By Jessica Asato / @Jessica_Asato
Over the next few days Labour supporters are going to have to get real about what the result of the election really means for the party. We polled 30% of the vote – almost the same as we did in 1987. We only gained 1,776,420 more votes than the Lib Dems – even though that translates into 201 more Labour seats than them – an indictment of our unfair voting system. Labour has been wiped out in East Anglia, where we only retain two seats in Luton. 4 seats remain in the South East, and the same number in the South West.
Sure, the Tories must be angry that they spectacularly underperformed after all that Ashcroft cash, the rebranding exercises, the palling up with internet gurus from Google and the like. This time last year it was an unspoken foregone conclusion that the Tories would win a majority at the election, even among Labour backbenchers. This hasn’t come to pass and it provides Labour with a glimmer of hope about where the public believes the centre of political gravity lies.
But with a likely Lib Dem-Tory alliance, and a possible snap election in the next year, Labour needs to regroup quickly and work out how we snatch back those middle England seats. Part of the answer may lie in the few surprise holds we made.
Nobody expected Gisela Stuart to retain Birmingham Edgbaston, for example. This was a bellweather seat; a mix of Mondeo men and Worcester women, yet in the face of a 5% Tory swing it stayed Labour. Or more accurately, it stayed Gisela Stuart. According to Caroline Badley, the effervescent campaign organiser for the seat, the result was down to a mixture of Gisela’s popular appeal, years of attentive case work and a ground operation which emulated a by-election mentality. Apparently, by late afternoon, the central campaign office had run out of clipboards, outcards and Labour promises to knock up for the first time. I campaigned for a day in Edgbaston with the Progress team and I was impressed by Stuart’s slogan “I’m Labour. My values are Labour. But I think for myself.” Gisela was seen as an independently-minded MP who cared about her casework and could never be accused of only turning up at election time. I was struck by the number of voters who said they were disillusioned with Labour, but had time for Gisela.

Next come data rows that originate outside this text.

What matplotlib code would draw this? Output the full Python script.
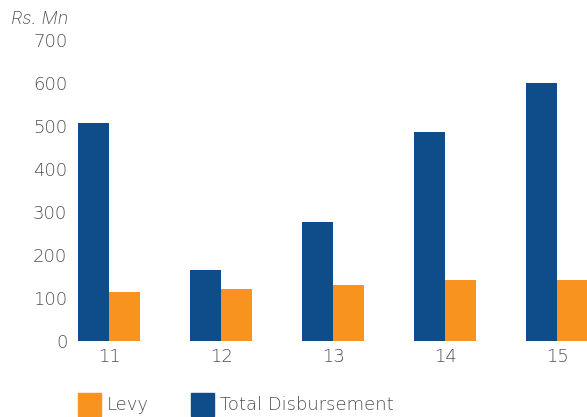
import numpy as np
import matplotlib.pyplot as plt
from matplotlib.patches import Rectangle

plt.rcParams.update({
    "font.family": ["DejaVu Sans"],
    "font.weight": 200,
    "font.size": 13,
})

years = ["11", "12", "13", "14", "15"]
total_disbursement = [508, 165, 277, 485, 601]
levy = [114, 121, 130, 142, 142]

blue = "#0E4D8A"
orange = "#F7931E"
grey = "#505050"

fig = plt.figure(figsize=(5.87, 4.17), dpi=100)
W, H = 587, 417
ax = fig.add_axes([75 / W, (H - 341) / H, (587 - 75) / W, (341 - 40) / H])

x = np.arange(len(years))
width = 0.277
ax.bar(x - width / 2, total_disbursement, width, color=blue)
ax.bar(x + width / 2, levy, width, color=orange)

ax.set_xlim((75 - 109) / 112, (587 - 109) / 112)
ax.set_ylim(0, 700)
ax.set_yticks(range(0, 701, 100))
ax.set_xticks(x)
ax.set_xticklabels(years)
for s in ax.spines.values():
    s.set_visible(False)
ax.tick_params(length=0, colors=grey, labelsize=13)
ax.tick_params(axis="y", pad=5.5)
ax.tick_params(axis="x", pad=5)

# DejaVu has no light oblique, so the unit label uses Inter's thin italic
fig.text(68 / W, 1 - 19 / H, "Rs. Mn", ha="right", va="center",
         family="Inter", style="italic", fontweight=200,
         color=grey, fontsize=13)

# legend drawn by hand along the bottom edge
legend_items = [("Levy", orange, 78), ("Total Disbursement", blue, 191)]
for label, color, px in legend_items:
    fig.patches.append(Rectangle((px / W, 1 / H), 23 / W, 23 / H,
                                 transform=fig.transFigure, color=color))
    fig.text((px + 29) / W, 12 / H, label, ha="left", va="center",
             color=grey, fontsize=13)

fig.savefig("out.png", dpi=100)
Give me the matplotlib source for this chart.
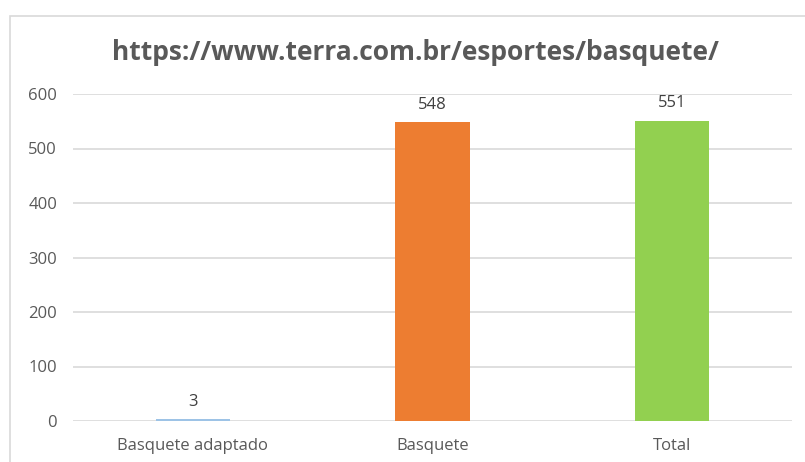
import matplotlib.pyplot as plt
from matplotlib.patches import Rectangle

categories = ['Basquete adaptado', 'Basquete', 'Total']
values = [3, 548, 551]
colors = ['#9dc3e6', '#ed7d31', '#92d050']
title = 'https://www.terra.com.br/esportes/basquete/'

plt.rcParams['font.family'] = ['Open Sans', 'DejaVu Sans']

fig = plt.figure(figsize=(8.05, 4.62), dpi=100)
ax = fig.add_axes([73/805, 1-421/462, (792-73)/805, (421-94)/462])

# chart frame (only left and top visible in the crop)
fig.patches.append(Rectangle((10/805, -0.05), 1.1, 1-16/462+0.05, transform=fig.transFigure,
                             fill=False, edgecolor='#d9d9d9', linewidth=1.2))

x = range(len(categories))
bars = ax.bar(x, values, width=0.31, color=colors, zorder=3)
for xi, v in zip(x, values):
    ax.annotate(str(v), (xi, v), xytext=(0, 7), textcoords='offset points',
                ha='center', va='bottom', fontsize=12, color='#404040')

ax.set_xlim(-0.5, 2.5)
ax.set_ylim(0, 600)
ax.set_yticks(range(0, 601, 100))
ax.set_xticks(list(x))
ax.set_xticklabels(categories)
ax.yaxis.grid(True, color='#d9d9d9', linewidth=1.2, zorder=0)
for s in ax.spines.values():
    s.set_visible(False)
ax.tick_params(length=0, labelsize=12, labelcolor='#595959')
ax.tick_params(axis='y', pad=11.5)
ax.tick_params(axis='x', pad=12)

fig.text(415/805, 1-52/462, title, ha='center', va='center', fontsize=19,
         fontweight='bold', color='#595959')

fig.savefig('out.png')
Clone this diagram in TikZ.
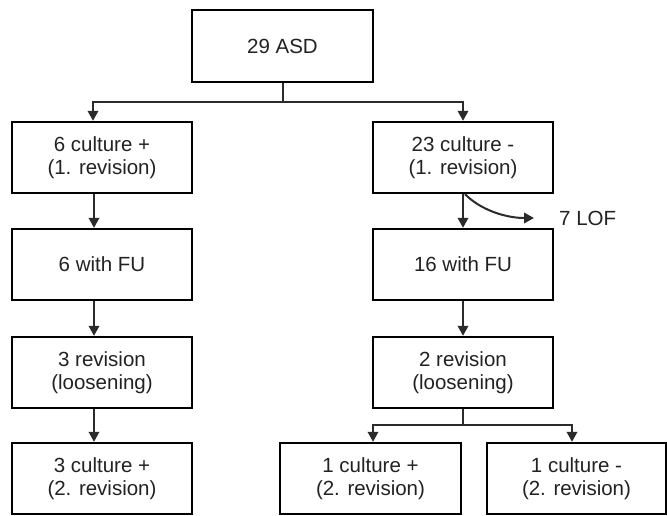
\documentclass[tikz,border=0pt]{standalone}
\usepackage{fontspec}
\setmainfont{Liberation Sans}
\usetikzlibrary{arrows.meta}
\definecolor{ink}{HTML}{222222}
\definecolor{lineink}{HTML}{2B2B2B}
\begin{document}
\begin{tikzpicture}[x=1pt,y=-1pt,
  box/.style={draw=black,line width=2.4pt,minimum width=180pt,minimum height=71pt,
    inner sep=0pt,align=center,text=ink,font=\fontsize{20.5}{23.5}\selectfont},
  conn/.style={draw=lineink,line width=2pt},
  arr/.style={conn,-{Triangle[length=10pt,width=10.5pt]}},
  lbl/.style={text=ink,font=\fontsize{20.5}{23.5}\selectfont,inner sep=0pt}]
\useasboundingbox (0,0) rectangle (667,515);
% row 1
\node[box,minimum width=181pt,minimum height=72pt] (asd) at (282.5,46) {29 ASD};
% row 2
\node[box] (c1p) at (102,157.5) {6 culture +\\(1. revision)};
\node[box] (c1m) at (463,157.5) {23 culture -\\(1. revision)};
% row 3
\node[box] (fu6) at (102,264.5) {6 with FU};
\node[box] (fu16) at (463,264.5) {16 with FU};
% row 4
\node[box] (rev3) at (102,372.5) {3 revision\\(loosening)};
\node[box] (rev2) at (463,372.5) {2 revision\\(loosening)};
% row 5
\node[box] (c2p3) at (102,478.5) {3 culture +\\(2. revision)};
\node[box,minimum width=181pt] (c2p1) at (370.5,478.5) {1 culture +\\(2. revision)};
\node[box,minimum width=179pt] (c2m1) at (576.5,478.5) {1 culture -\\(2. revision)};
% LOF label
\node[lbl,anchor=west] (lof) at (559,218) {7 LOF};
% connectors
\draw[conn] (asd.south) -- ++(0,19) coordinate (j1);
\draw[arr] (j1) -| ([xshift=-9pt]c1p.north);
\draw[arr] (j1) -| (c1m.north);
\draw[arr] ([xshift=-8pt]c1p.south) -- ([xshift=-8pt]fu6.north);
\draw[arr] (c1m.south) -- (fu16.north);
\coordinate (lofend) at ([xshift=-25pt]lof.west);
\draw[arr] ([xshift=2pt]c1m.south) .. controls ([xshift=18pt,yshift=-16pt]c1m.south) and ([xshift=-28pt]lofend) .. (lofend);
\draw[arr] ([xshift=-8pt]fu6.south) -- ([xshift=-8pt]rev3.north);
\draw[arr] (fu16.south) -- (rev2.north);
\draw[arr] ([xshift=-8pt]rev3.south) -- ([xshift=-8pt]c2p3.north);
\draw[conn] (rev2.south) -- ++(0,16) coordinate (j2);
\draw[arr] (j2) -| ([xshift=2.5pt]c2p1.north);
\draw[arr] (j2) -| ([xshift=-4.5pt]c2m1.north);
\end{tikzpicture}
\end{document}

In Islington South, voters weren’t swayed by the Cleggmania which was expected to grip the seat. Instead, the years of community campaigning by Emily Thornberry paid off, combined by assiduous door to door contact – the mountains of literature which the Lib Dems used failed to sway the electorate.
Karen Buck fits this mould too – she was known as a champion of affordable housing and an anti-child poverty campaigner, as well as someone who was able to empathise with voters. Gordon Marsden in Blackpool South demonstrated similar characteristics – a popular, well known MP who wasn’t seen as a party dalek.
There are other explanations for the victories in these seats – not least because most of them were metropolitan, and some of them had larger than usual ethnic minority populations. But we can’t underestimate the impact of full time campaigning which they embraced.
If Labour is going to win back the key seats needed to form a government next time, it needs to identify the best campaigns across the country and replicate their winning elements. This means selecting personable candidates who are willing to work 24/7, appointing diligent consituency organisers and identifying local issues which galvanise the electorate to identify Labour as a party which cares about their day-to-day needs, not the demands of lobby journalists.
The Labour Party is by no means dead. Armchair activists and reluctant supporters have turned out in their droves over the last few weeks – there is an appetite for rebuilding the party as a serious movement for change. But if we proceed by the same old, same old command and control method of party selection and organisation, we won’t develop the new spirit of activism which needs to be captured, nurtured and welcomed.